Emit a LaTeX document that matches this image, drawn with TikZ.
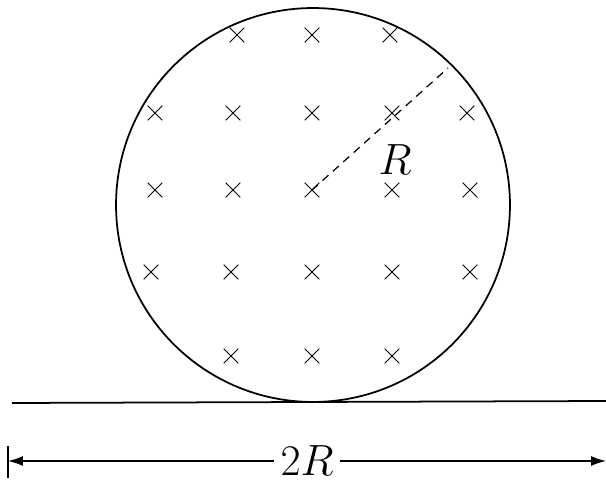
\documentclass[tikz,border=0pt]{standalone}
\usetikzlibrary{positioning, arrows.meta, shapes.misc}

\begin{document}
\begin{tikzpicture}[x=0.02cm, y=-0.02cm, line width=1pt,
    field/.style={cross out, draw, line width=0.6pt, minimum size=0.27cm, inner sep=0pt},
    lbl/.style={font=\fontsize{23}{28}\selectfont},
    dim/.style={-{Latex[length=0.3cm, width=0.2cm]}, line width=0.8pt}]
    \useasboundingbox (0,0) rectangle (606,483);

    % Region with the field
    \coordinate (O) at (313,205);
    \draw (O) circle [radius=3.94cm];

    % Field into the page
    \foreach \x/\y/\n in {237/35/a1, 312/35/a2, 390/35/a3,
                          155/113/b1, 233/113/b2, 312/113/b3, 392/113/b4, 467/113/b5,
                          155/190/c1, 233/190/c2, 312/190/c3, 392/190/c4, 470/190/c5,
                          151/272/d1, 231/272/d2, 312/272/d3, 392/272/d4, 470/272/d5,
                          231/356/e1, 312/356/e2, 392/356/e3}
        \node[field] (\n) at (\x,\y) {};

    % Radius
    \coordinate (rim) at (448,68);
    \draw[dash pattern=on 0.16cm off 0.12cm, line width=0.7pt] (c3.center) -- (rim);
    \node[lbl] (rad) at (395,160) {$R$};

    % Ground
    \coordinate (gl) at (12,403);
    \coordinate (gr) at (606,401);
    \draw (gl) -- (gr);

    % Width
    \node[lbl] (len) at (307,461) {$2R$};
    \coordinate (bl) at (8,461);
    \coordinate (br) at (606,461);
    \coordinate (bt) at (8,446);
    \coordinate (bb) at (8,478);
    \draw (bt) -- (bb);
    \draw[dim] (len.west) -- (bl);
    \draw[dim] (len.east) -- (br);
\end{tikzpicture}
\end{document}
- - -
Set problem -
Reproduce the data word for word, excluding its pictures.

Output for this task -
Emit a LaTeX document that matches this image, drawn with TikZ.
\documentclass[tikz,border=0pt]{standalone}
\usetikzlibrary{positioning, arrows.meta, shapes.misc}

\begin{document}
\begin{tikzpicture}[x=0.02cm, y=-0.02cm, line width=1pt,
    field/.style={cross out, draw, line width=0.6pt, minimum size=0.27cm, inner sep=0pt},
    lbl/.style={font=\fontsize{23}{28}\selectfont},
    dim/.style={-{Latex[length=0.3cm, width=0.2cm]}, line width=0.8pt}]
    \useasboundingbox (0,0) rectangle (606,483);

    % Region with the field
    \coordinate (O) at (313,205);
    \draw (O) circle [radius=3.94cm];

    % Field into the page
    \foreach \x/\y/\n in {237/35/a1, 312/35/a2, 390/35/a3,
                          155/113/b1, 233/113/b2, 312/113/b3, 392/113/b4, 467/113/b5,
                          155/190/c1, 233/190/c2, 312/190/c3, 392/190/c4, 470/190/c5,
                          151/272/d1, 231/272/d2, 312/272/d3, 392/272/d4, 470/272/d5,
                          231/356/e1, 312/356/e2, 392/356/e3}
        \node[field] (\n) at (\x,\y) {};

    % Radius
    \coordinate (rim) at (448,68);
    \draw[dash pattern=on 0.16cm off 0.12cm, line width=0.7pt] (c3.center) -- (rim);
    \node[lbl] (rad) at (395,160) {$R$};

    % Ground
    \coordinate (gl) at (12,403);
    \coordinate (gr) at (606,401);
    \draw (gl) -- (gr);

    % Width
    \node[lbl] (len) at (307,461) {$2R$};
    \coordinate (bl) at (8,461);
    \coordinate (br) at (606,461);
    \coordinate (bt) at (8,446);
    \coordinate (bb) at (8,478);
    \draw (bt) -- (bb);
    \draw[dim] (len.west) -- (bl);
    \draw[dim] (len.east) -- (br);
\end{tikzpicture}
\end{document}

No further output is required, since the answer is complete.